An unsettled period of wintry weather is ahead for much of Colorado. The southern mountains of Colorado are favored with the approaching storm, named Winter Storm Q by the Weather Channel, which will begin here tonight. Moderate S'ly winds are expected here during the approach of this storm, averaging 15-25 mph, shifting to WNW tomorrow afternoon/evening. The National Weather Service in Flagstaff also expects moderate winds as the storm approaches and enters the Colorado Plateau, with winds gusting into the 30's at Winslow, AZ this afternoon (as of this writing, winds are just picking up, now SW at 14 mph, gusting 23 at the Winslow airport, under clear skies).
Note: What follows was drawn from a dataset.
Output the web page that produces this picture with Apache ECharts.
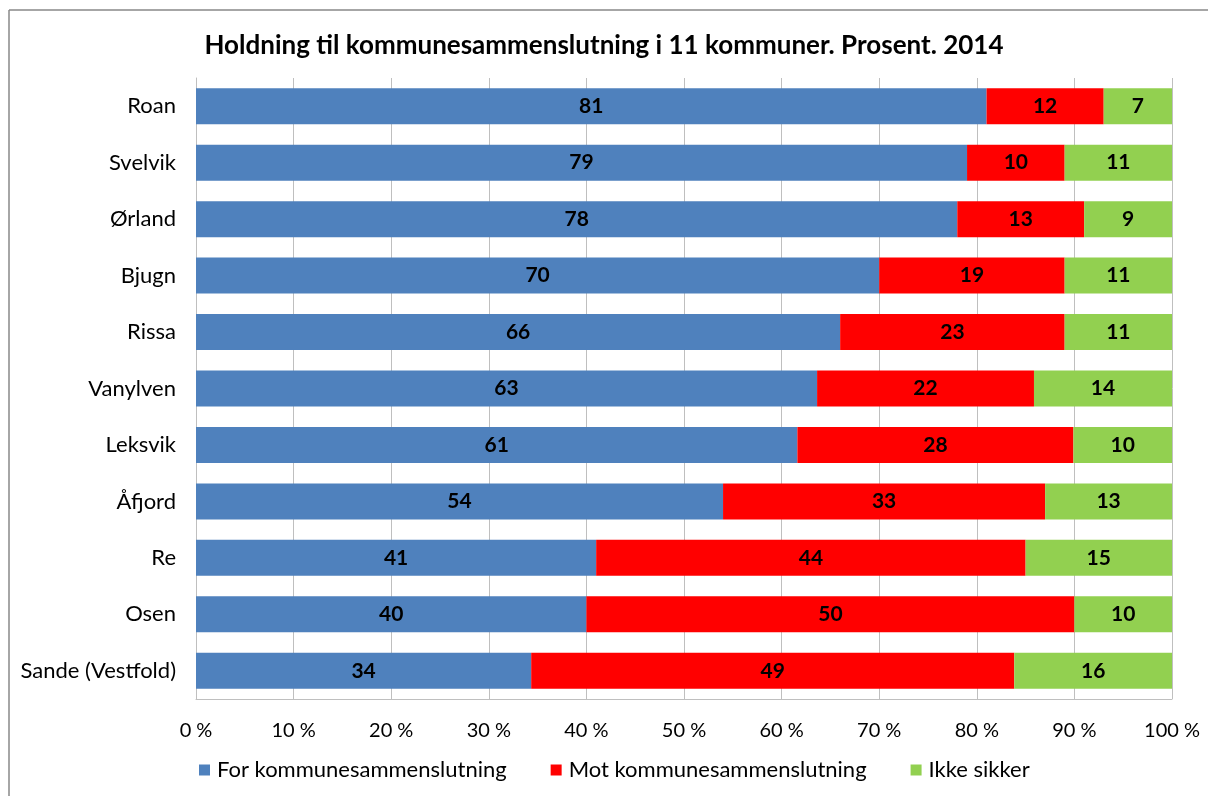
<!DOCTYPE html>
<html>
<head>
<meta charset="utf-8">
<script src="https://cdn.jsdelivr.net/npm/echarts@6/dist/echarts.min.js"></script>
<style>
  html, body { margin: 0; padding: 0; background: #fff; }
  #main { width: 1208px; height: 796px; }
</style>
</head>
<body>
<div id="main"></div>
<script>
var kommuner = ['Roan', 'Svelvik', 'Ørland', 'Bjugn', 'Rissa', 'Vanylven', 'Leksvik', 'Åfjord', 'Re', 'Osen', 'Sande (Vestfold)'];
var forVals = [81, 79, 78, 70, 66, 63, 61, 54, 41, 40, 34];
var motVals = [12, 10, 13, 19, 23, 22, 28, 33, 44, 50, 49];
var ikkeVals = [7, 11, 9, 11, 11, 14, 10, 13, 15, 10, 16];
var xTicks = [0, 10, 20, 30, 40, 50, 60, 70, 80, 90, 100];

var font = 'Lato, "Open Sans", sans-serif';

// 100 % stablet: hver rad skaleres til summen, etiketten viser tallet
function andel(vals) {
  var out = [];
  for (var i = 0; i < vals.length; i++) {
    var sum = forVals[i] + motVals[i] + ikkeVals[i];
    out.push({ value: vals[i] / sum * 100, raw: vals[i] });
  }
  return out;
}

function serie(navn, vals, farge) {
  return {
    name: navn,
    type: 'bar',
    stack: 'total',
    data: andel(vals),
    barWidth: 36,
    itemStyle: { color: farge },
    label: {
      show: true,
      position: 'inside',
      color: '#000',
      fontFamily: font,
      fontWeight: 'bold',
      fontSize: 21,
      formatter: function (p) { return p.data.raw; }
    }
  };
}

var myChart = echarts.init(document.getElementById('main'));
myChart.setOption({
  animation: false,
  title: {
    text: 'Holdning til kommunesammenslutning i 11 kommuner. Prosent. 2014',
    left: 'center',
    top: 28,
    textStyle: { fontFamily: font, fontWeight: 'bold', fontSize: 26, color: '#000' }
  },
  graphic: [
    { type: 'line', shape: { x1: 9, y1: 10, x2: 1208, y2: 10 }, style: { stroke: '#888', lineWidth: 1.5 } },
    { type: 'line', shape: { x1: 9, y1: 10, x2: 9, y2: 796 }, style: { stroke: '#888', lineWidth: 1.5 } }
  ],
  legend: {
    bottom: 10,
    left: 194,
    icon: 'rect',
    itemWidth: 11,
    itemHeight: 11,
    itemGap: 44,
    textStyle: { fontFamily: font, fontSize: 22, color: '#000', padding: [0, 0, 0, 2] },
    data: ['For kommunesammenslutning', 'Mot kommunesammenslutning', 'Ikke sikker']
  },
  grid: {
    left: 196,
    right: 36,
    top: 78,
    bottom: 97
  },
  xAxis: {
    type: 'value',
    min: xTicks[0],
    max: xTicks[xTicks.length - 1],
    interval: 10,
    axisLine: { show: true, lineStyle: { color: '#bfbfbf' } },
    axisTick: { show: false },
    splitLine: { show: true, lineStyle: { color: '#bfbfbf' } },
    axisLabel: {
      margin: 22,
      fontFamily: font,
      fontSize: 20,
      color: '#000',
      formatter: '{value} %'
    }
  },
  yAxis: {
    type: 'category',
    inverse: true,
    data: kommuner,
    axisLine: { show: true, lineStyle: { color: '#bfbfbf' } },
    axisTick: { show: false },
    axisLabel: { margin: 20, fontFamily: font, fontSize: 22, color: '#000' }
  },
  series: [
    serie('For kommunesammenslutning', forVals, '#4f81bd'),
    serie('Mot kommunesammenslutning', motVals, '#ff0000'),
    serie('Ikke sikker', ikkeVals, '#92d050')
  ]
});
</script>
</body>
</html>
NWS predicts a 30% chance for rain in Winslow after 11 PM tonight, turning to snow as the snow level drops to 5,100'. Not surprisingly, USGS webcams show no visible sign of blowing dust to our southwest, as seen in the Mesa Verde cam, and Storm #13 (a week ago) and more recent precipitation may have precluded another dust storm, given these predicted winds.
Better still, the National Weather Service also expects very substantial snowfall over much of the Colorado Plateau and has issued the following Winter Weather Message:
URGENT - WINTER WEATHER MESSAGE NATIONAL WEATHER SERVICE FLAGSTAFF AZ, 504 AM MST TUE FEB 19 2013
MARBLE AND GLEN CANYONS-
NORTHEAST PLATEAUS AND MESAS HWY 264 NORTHWARD-CHINLE VALLEY-
CHUSKA MOUNTAINS AND DEFIANCE PLATEAU-
LITTLE COLORADO RIVER VALLEY IN COCONINO COUNTY-
LITTLE COLORADO RIVER VALLEY IN NAVAJO COUNTY-
LITTLE COLORADO RIVER VALLEY IN APACHE COUNTY-BLACK MESA AREA-
NORTHEAST PLATEAUS AND MESAS SOUTH OF HWY 264-
INCLUDING THE CITIES OF...PAGE...LEES FERRY...KEAMS CANYON...
KAIBITO...CANYON DE CHELLY...CHINLE...KAYENTA...WINDOW ROCK...
GANADO...WUPATKI N.M....TUBA CITY...WINSLOW...HOLBROOK...
SNOWFLAKE...ST. JOHNS...SPRINGERVILLE...NAVAJO N.M....DILKON...
504 AM MST TUE FEB 19 2013
...WINTER WEATHER ADVISORY REMAINS IN EFFECT FROM 5 AM TO 8 PM
MST WEDNESDAY FOR HEAVY SNOW AND BLOWING SNOW...
* TIMING...EXPECT ACCUMULATING SNOW TO BEGIN WEDNESDAY MORNING
AFTER 5 AM MST. THE HEAVIEST SNOWFALL WILL OCCUR FROM 5 AM TO
3 PM MST. SNOW SHOWERS WILL DECREASE WEDNESDAY NIGHT.
* SNOW ACCUMULATION...ABOVE 6000 FEET ELEVATION EXPECT 6 TO 12
INCHES BY WEDNESDAY NIGHT. FROM 5000 TO 6000 FEET EXPECT 3 TO
6 INCHES. FROM 3000 TO 5000 FEET EXPECT 1 TO 3 INCHES. LOCALLY
HIGHER AMOUNTS ARE POSSIBLE.
* OTHER IMPACTS...PLAN FOR HAZARDOUS WINTER DRIVING CONDITIONS.
TRAVEL WILL BE CHALLENGING DUE TO SNOW PACKED ROADWAYS AND
REDUCED VISIBILITIES IN SNOW AND BLOWING SNOW.
Larger amounts are expected in Flagstaff and the Mogollon Rim, under a Winter Storm Warning for up to 20" or more. The Salt River watershed is developing a enough snowpack that the local Silverton river rats are gearing up for river trips there next month ... brrr. Lesser amounts of mixed rain and snow are expected in the lower elevations of southeast Utah, with light to moderate winds. The Cortez area has prospered with substantial snowfalls in the 7-10 days and snowcover is extensive in much of the nearby SE Utah terrain, as seen in this image from the USGS Abajo Peak cam (looking southeast). Winds are currently calm at the Cortez airport.
Last, the NOAA Climate Prediction Center issued a new US Drought Outlook on Feb 7th. The new map representation varies from prior maps by indicating a tendency toward "Some Improvement" in drought conditions in much of the Colorado Plateau. Storm #13 (Feb 8-10) and the approaching "Storm Q" are certainly helpful, in that regard.
Naturally, we will check our new snow and report any new dust, should we find some. Otherwise, we'll hope for the best for the Colorado mountains and our drought-stricken neighbors on the Colorado plains from the coming series of winter storms.